Aim: All of the data should be repeated exactly; pictures are not part of the copy.

Material provided:
>>
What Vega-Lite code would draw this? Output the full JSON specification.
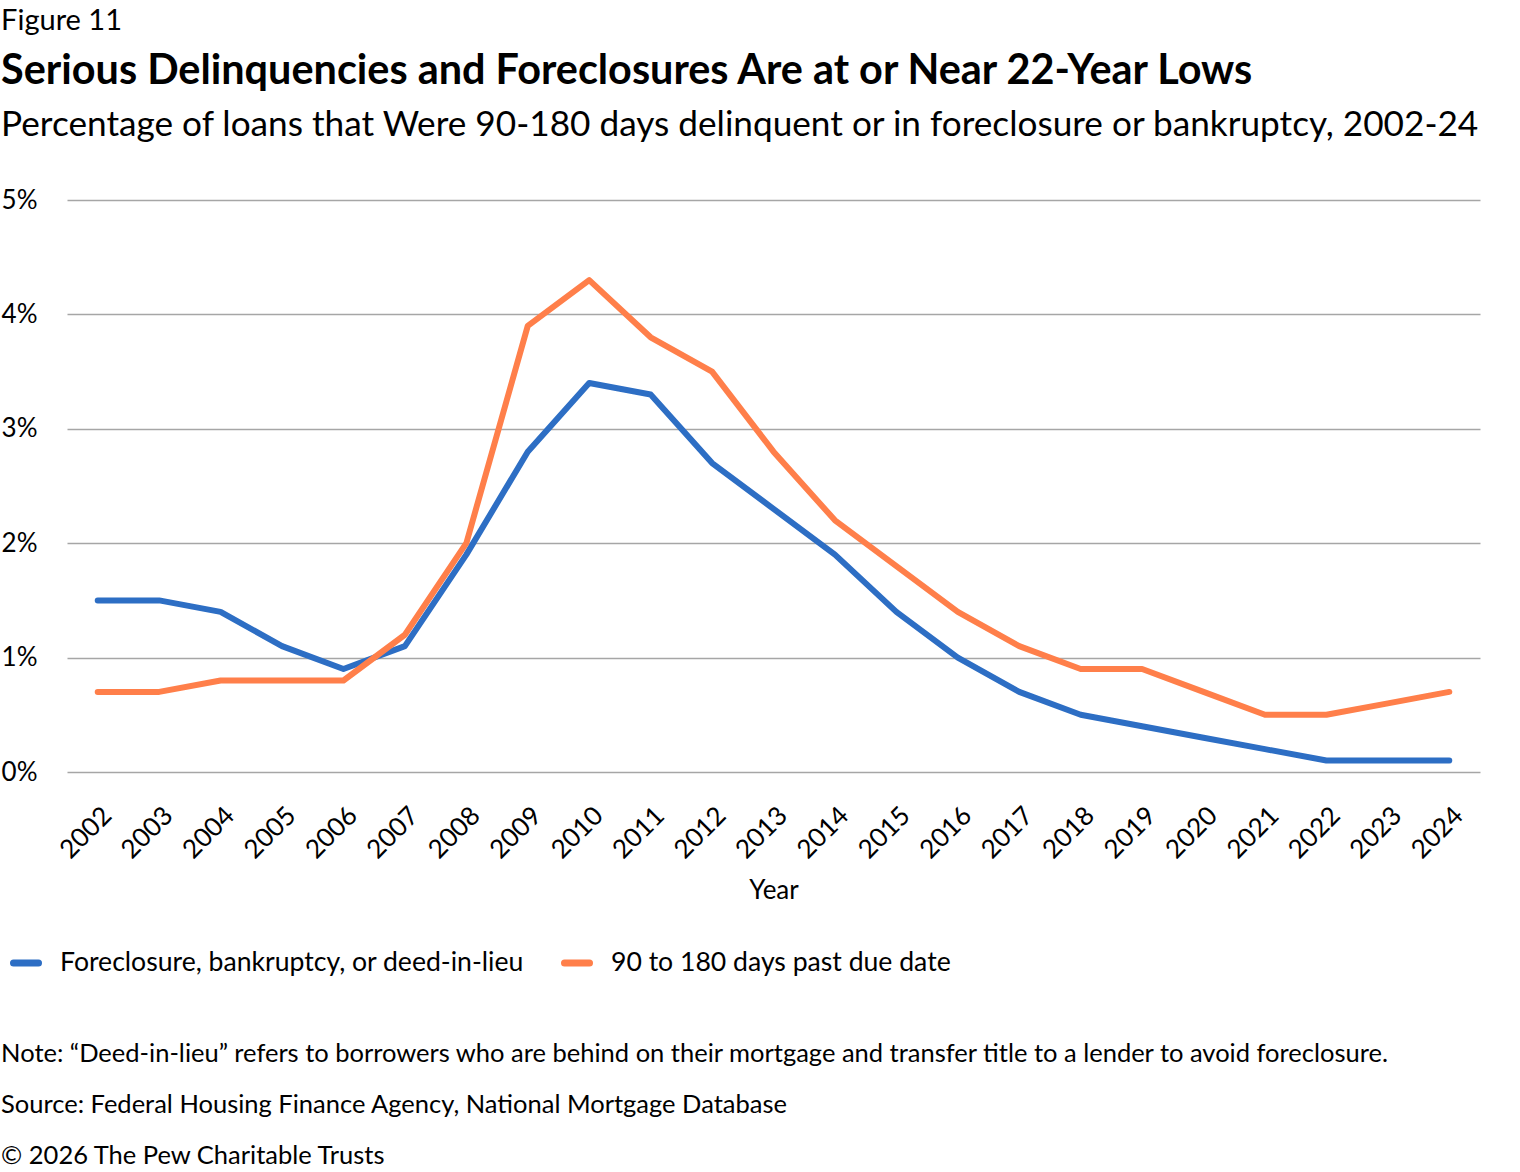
{
  "$schema": "https://vega.github.io/schema/vega-lite/v6.json",
  "background": "white",
  "padding": {"left": 1, "top": 7, "right": 5, "bottom": 0},
  "title": {
    "text": [
      "Note: “Deed-in-lieu” refers to borrowers who are behind on their mortgage and transfer title to a lender to avoid foreclosure.",
      "Source: Federal Housing Finance Agency, National Mortgage Database",
      "© 2026 The Pew Charitable Trusts"
    ],
    "orient": "bottom",
    "anchor": "start",
    "frame": "bounds",
    "fontSize": 25.5,
    "fontWeight": "normal",
    "lineHeight": 51,
    "offset": 65
  },
  "vconcat": [
    {
      "title": {
        "text": "Figure 11",
        "anchor": "start",
        "frame": "bounds",
        "fontSize": 29,
        "fontWeight": "normal",
        "offset": 15
      },
      "vconcat": [
        {
          "width": 1413,
          "height": 572,
          "title": {
            "text": "Serious Delinquencies and Foreclosures Are at or Near 22-Year Lows",
            "subtitle": "Percentage of loans that Were 90-180 days delinquent or in foreclosure or bankruptcy, 2002-24",
            "anchor": "start",
            "frame": "bounds",
            "fontSize": 41.4,
            "fontWeight": "bold",
            "subtitleFontSize": 35.2,
            "subtitleColor": "black",
            "subtitleFont": "Lato",
            "subtitlePadding": 15,
            "offset": 44
          },
          "data": {
            "values": [
              {"year": "2002", "series": "Foreclosure, bankruptcy, or deed-in-lieu", "value": 1.5},
              {"year": "2003", "series": "Foreclosure, bankruptcy, or deed-in-lieu", "value": 1.5},
              {"year": "2004", "series": "Foreclosure, bankruptcy, or deed-in-lieu", "value": 1.4},
              {"year": "2005", "series": "Foreclosure, bankruptcy, or deed-in-lieu", "value": 1.1},
              {"year": "2006", "series": "Foreclosure, bankruptcy, or deed-in-lieu", "value": 0.9},
              {"year": "2007", "series": "Foreclosure, bankruptcy, or deed-in-lieu", "value": 1.1},
              {"year": "2008", "series": "Foreclosure, bankruptcy, or deed-in-lieu", "value": 1.9},
              {"year": "2009", "series": "Foreclosure, bankruptcy, or deed-in-lieu", "value": 2.8},
              {"year": "2010", "series": "Foreclosure, bankruptcy, or deed-in-lieu", "value": 3.4},
              {"year": "2011", "series": "Foreclosure, bankruptcy, or deed-in-lieu", "value": 3.3},
              {"year": "2012", "series": "Foreclosure, bankruptcy, or deed-in-lieu", "value": 2.7},
              {"year": "2013", "series": "Foreclosure, bankruptcy, or deed-in-lieu", "value": 2.3},
              {"year": "2014", "series": "Foreclosure, bankruptcy, or deed-in-lieu", "value": 1.9},
              {"year": "2015", "series": "Foreclosure, bankruptcy, or deed-in-lieu", "value": 1.4},
              {"year": "2016", "series": "Foreclosure, bankruptcy, or deed-in-lieu", "value": 1.0},
              {"year": "2017", "series": "Foreclosure, bankruptcy, or deed-in-lieu", "value": 0.7},
              {"year": "2018", "series": "Foreclosure, bankruptcy, or deed-in-lieu", "value": 0.5},
              {"year": "2019", "series": "Foreclosure, bankruptcy, or deed-in-lieu", "value": 0.4},
              {"year": "2020", "series": "Foreclosure, bankruptcy, or deed-in-lieu", "value": 0.3},
              {"year": "2021", "series": "Foreclosure, bankruptcy, or deed-in-lieu", "value": 0.2},
              {"year": "2022", "series": "Foreclosure, bankruptcy, or deed-in-lieu", "value": 0.1},
              {"year": "2023", "series": "Foreclosure, bankruptcy, or deed-in-lieu", "value": 0.1},
              {"year": "2024", "series": "Foreclosure, bankruptcy, or deed-in-lieu", "value": 0.1},
              {"year": "2002", "series": "90 to 180 days past due date", "value": 0.7},
              {"year": "2003", "series": "90 to 180 days past due date", "value": 0.7},
              {"year": "2004", "series": "90 to 180 days past due date", "value": 0.8},
              {"year": "2005", "series": "90 to 180 days past due date", "value": 0.8},
              {"year": "2006", "series": "90 to 180 days past due date", "value": 0.8},
              {"year": "2007", "series": "90 to 180 days past due date", "value": 1.2},
              {"year": "2008", "series": "90 to 180 days past due date", "value": 2.0},
              {"year": "2009", "series": "90 to 180 days past due date", "value": 3.9},
              {"year": "2010", "series": "90 to 180 days past due date", "value": 4.3},
              {"year": "2011", "series": "90 to 180 days past due date", "value": 3.8},
              {"year": "2012", "series": "90 to 180 days past due date", "value": 3.5},
              {"year": "2013", "series": "90 to 180 days past due date", "value": 2.8},
              {"year": "2014", "series": "90 to 180 days past due date", "value": 2.2},
              {"year": "2015", "series": "90 to 180 days past due date", "value": 1.8},
              {"year": "2016", "series": "90 to 180 days past due date", "value": 1.4},
              {"year": "2017", "series": "90 to 180 days past due date", "value": 1.1},
              {"year": "2018", "series": "90 to 180 days past due date", "value": 0.9},
              {"year": "2019", "series": "90 to 180 days past due date", "value": 0.9},
              {"year": "2020", "series": "90 to 180 days past due date", "value": 0.7},
              {"year": "2021", "series": "90 to 180 days past due date", "value": 0.5},
              {"year": "2022", "series": "90 to 180 days past due date", "value": 0.5},
              {"year": "2023", "series": "90 to 180 days past due date", "value": 0.6},
              {"year": "2024", "series": "90 to 180 days past due date", "value": 0.7}
            ]
          },
          "mark": {"type": "line", "strokeWidth": 6, "strokeCap": "round", "strokeJoin": "round"},
          "encoding": {
            "x": {
              "field": "year",
              "type": "ordinal",
              "axis": {
                "title": "Year",
                "labelAngle": -45,
                "labelPadding": 30,
                "labelDx": -13,
                "labelDy": -5,
                "titlePadding": 14,
                "domain": false,
                "ticks": false
              }
            },
            "y": {
              "field": "value",
              "type": "quantitative",
              "scale": {"domain": [0, 5]},
              "axis": {
                "title": null,
                "values": [0, 1, 2, 3, 4, 5],
                "labelExpr": "datum.value + '%'",
                "labelPadding": 30,
                "domain": false,
                "ticks": false,
                "grid": true
              }
            },
            "color": {
              "field": "series",
              "type": "nominal",
              "scale": {
                "domain": ["Foreclosure, bankruptcy, or deed-in-lieu", "90 to 180 days past due date"],
                "range": ["#2d6ec4", "#ff7f4a"]
              },
              "legend": {
                "title": null,
                "orient": "none",
                "direction": "horizontal",
                "legendX": -57,
                "legendY": 747,
                "symbolType": "stroke",
                "symbolSize": 625,
                "symbolStrokeWidth": 7,
                "labelOffset": 18,
                "columnPadding": 26,
                "encode": {"symbols": {"update": {"strokeCap": {"value": "round"}}}}
              }
            }
          }
        }
      ]
    }
  ],
  "config": {
    "font": "Lato",
    "view": {"stroke": null},
    "title": {"color": "black", "font": "Lato"},
    "axis": {
      "labelFont": "Lato",
      "labelFontSize": 26,
      "labelColor": "black",
      "titleFont": "Lato",
      "titleFontSize": 26,
      "titleFontWeight": "normal",
      "titleColor": "black",
      "gridColor": "#a6a6a6",
      "gridWidth": 1.5
    },
    "legend": {
      "labelFont": "Lato",
      "labelFontSize": 26.6,
      "labelColor": "black",
      "labelLimit": 800
    }
  }
}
<<
Exercise response:
What Vega-Lite code would draw this? Output the full JSON specification.
{
  "$schema": "https://vega.github.io/schema/vega-lite/v6.json",
  "background": "white",
  "padding": {"left": 1, "top": 7, "right": 5, "bottom": 0},
  "title": {
    "text": [
      "Note: “Deed-in-lieu” refers to borrowers who are behind on their mortgage and transfer title to a lender to avoid foreclosure.",
      "Source: Federal Housing Finance Agency, National Mortgage Database",
      "© 2026 The Pew Charitable Trusts"
    ],
    "orient": "bottom",
    "anchor": "start",
    "frame": "bounds",
    "fontSize": 25.5,
    "fontWeight": "normal",
    "lineHeight": 51,
    "offset": 65
  },
  "vconcat": [
    {
      "title": {
        "text": "Figure 11",
        "anchor": "start",
        "frame": "bounds",
        "fontSize": 29,
        "fontWeight": "normal",
        "offset": 15
      },
      "vconcat": [
        {
          "width": 1413,
          "height": 572,
          "title": {
            "text": "Serious Delinquencies and Foreclosures Are at or Near 22-Year Lows",
            "subtitle": "Percentage of loans that Were 90-180 days delinquent or in foreclosure or bankruptcy, 2002-24",
            "anchor": "start",
            "frame": "bounds",
            "fontSize": 41.4,
            "fontWeight": "bold",
            "subtitleFontSize": 35.2,
            "subtitleColor": "black",
            "subtitleFont": "Lato",
            "subtitlePadding": 15,
            "offset": 44
          },
          "data": {
            "values": [
              {"year": "2002", "series": "Foreclosure, bankruptcy, or deed-in-lieu", "value": 1.5},
              {"year": "2003", "series": "Foreclosure, bankruptcy, or deed-in-lieu", "value": 1.5},
              {"year": "2004", "series": "Foreclosure, bankruptcy, or deed-in-lieu", "value": 1.4},
              {"year": "2005", "series": "Foreclosure, bankruptcy, or deed-in-lieu", "value": 1.1},
              {"year": "2006", "series": "Foreclosure, bankruptcy, or deed-in-lieu", "value": 0.9},
              {"year": "2007", "series": "Foreclosure, bankruptcy, or deed-in-lieu", "value": 1.1},
              {"year": "2008", "series": "Foreclosure, bankruptcy, or deed-in-lieu", "value": 1.9},
              {"year": "2009", "series": "Foreclosure, bankruptcy, or deed-in-lieu", "value": 2.8},
              {"year": "2010", "series": "Foreclosure, bankruptcy, or deed-in-lieu", "value": 3.4},
              {"year": "2011", "series": "Foreclosure, bankruptcy, or deed-in-lieu", "value": 3.3},
              {"year": "2012", "series": "Foreclosure, bankruptcy, or deed-in-lieu", "value": 2.7},
              {"year": "2013", "series": "Foreclosure, bankruptcy, or deed-in-lieu", "value": 2.3},
              {"year": "2014", "series": "Foreclosure, bankruptcy, or deed-in-lieu", "value": 1.9},
              {"year": "2015", "series": "Foreclosure, bankruptcy, or deed-in-lieu", "value": 1.4},
              {"year": "2016", "series": "Foreclosure, bankruptcy, or deed-in-lieu", "value": 1.0},
              {"year": "2017", "series": "Foreclosure, bankruptcy, or deed-in-lieu", "value": 0.7},
              {"year": "2018", "series": "Foreclosure, bankruptcy, or deed-in-lieu", "value": 0.5},
              {"year": "2019", "series": "Foreclosure, bankruptcy, or deed-in-lieu", "value": 0.4},
              {"year": "2020", "series": "Foreclosure, bankruptcy, or deed-in-lieu", "value": 0.3},
              {"year": "2021", "series": "Foreclosure, bankruptcy, or deed-in-lieu", "value": 0.2},
              {"year": "2022", "series": "Foreclosure, bankruptcy, or deed-in-lieu", "value": 0.1},
              {"year": "2023", "series": "Foreclosure, bankruptcy, or deed-in-lieu", "value": 0.1},
              {"year": "2024", "series": "Foreclosure, bankruptcy, or deed-in-lieu", "value": 0.1},
              {"year": "2002", "series": "90 to 180 days past due date", "value": 0.7},
              {"year": "2003", "series": "90 to 180 days past due date", "value": 0.7},
              {"year": "2004", "series": "90 to 180 days past due date", "value": 0.8},
              {"year": "2005", "series": "90 to 180 days past due date", "value": 0.8},
              {"year": "2006", "series": "90 to 180 days past due date", "value": 0.8},
              {"year": "2007", "series": "90 to 180 days past due date", "value": 1.2},
              {"year": "2008", "series": "90 to 180 days past due date", "value": 2.0},
              {"year": "2009", "series": "90 to 180 days past due date", "value": 3.9},
              {"year": "2010", "series": "90 to 180 days past due date", "value": 4.3},
              {"year": "2011", "series": "90 to 180 days past due date", "value": 3.8},
              {"year": "2012", "series": "90 to 180 days past due date", "value": 3.5},
              {"year": "2013", "series": "90 to 180 days past due date", "value": 2.8},
              {"year": "2014", "series": "90 to 180 days past due date", "value": 2.2},
              {"year": "2015", "series": "90 to 180 days past due date", "value": 1.8},
              {"year": "2016", "series": "90 to 180 days past due date", "value": 1.4},
              {"year": "2017", "series": "90 to 180 days past due date", "value": 1.1},
              {"year": "2018", "series": "90 to 180 days past due date", "value": 0.9},
              {"year": "2019", "series": "90 to 180 days past due date", "value": 0.9},
              {"year": "2020", "series": "90 to 180 days past due date", "value": 0.7},
              {"year": "2021", "series": "90 to 180 days past due date", "value": 0.5},
              {"year": "2022", "series": "90 to 180 days past due date", "value": 0.5},
              {"year": "2023", "series": "90 to 180 days past due date", "value": 0.6},
              {"year": "2024", "series": "90 to 180 days past due date", "value": 0.7}
            ]
          },
          "mark": {"type": "line", "strokeWidth": 6, "strokeCap": "round", "strokeJoin": "round"},
          "encoding": {
            "x": {
              "field": "year",
              "type": "ordinal",
              "axis": {
                "title": "Year",
                "labelAngle": -45,
                "labelPadding": 30,
                "labelDx": -13,
                "labelDy": -5,
                "titlePadding": 14,
                "domain": false,
                "ticks": false
              }
            },
            "y": {
              "field": "value",
              "type": "quantitative",
              "scale": {"domain": [0, 5]},
              "axis": {
                "title": null,
                "values": [0, 1, 2, 3, 4, 5],
                "labelExpr": "datum.value + '%'",
                "labelPadding": 30,
                "domain": false,
                "ticks": false,
                "grid": true
              }
            },
            "color": {
              "field": "series",
              "type": "nominal",
              "scale": {
                "domain": ["Foreclosure, bankruptcy, or deed-in-lieu", "90 to 180 days past due date"],
                "range": ["#2d6ec4", "#ff7f4a"]
              },
              "legend": {
                "title": null,
                "orient": "none",
                "direction": "horizontal",
                "legendX": -57,
                "legendY": 747,
                "symbolType": "stroke",
                "symbolSize": 625,
                "symbolStrokeWidth": 7,
                "labelOffset": 18,
                "columnPadding": 26,
                "encode": {"symbols": {"update": {"strokeCap": {"value": "round"}}}}
              }
            }
          }
        }
      ]
    }
  ],
  "config": {
    "font": "Lato",
    "view": {"stroke": null},
    "title": {"color": "black", "font": "Lato"},
    "axis": {
      "labelFont": "Lato",
      "labelFontSize": 26,
      "labelColor": "black",
      "titleFont": "Lato",
      "titleFontSize": 26,
      "titleFontWeight": "normal",
      "titleColor": "black",
      "gridColor": "#a6a6a6",
      "gridWidth": 1.5
    },
    "legend": {
      "labelFont": "Lato",
      "labelFontSize": 26.6,
      "labelColor": "black",
      "labelLimit": 800
    }
  }
}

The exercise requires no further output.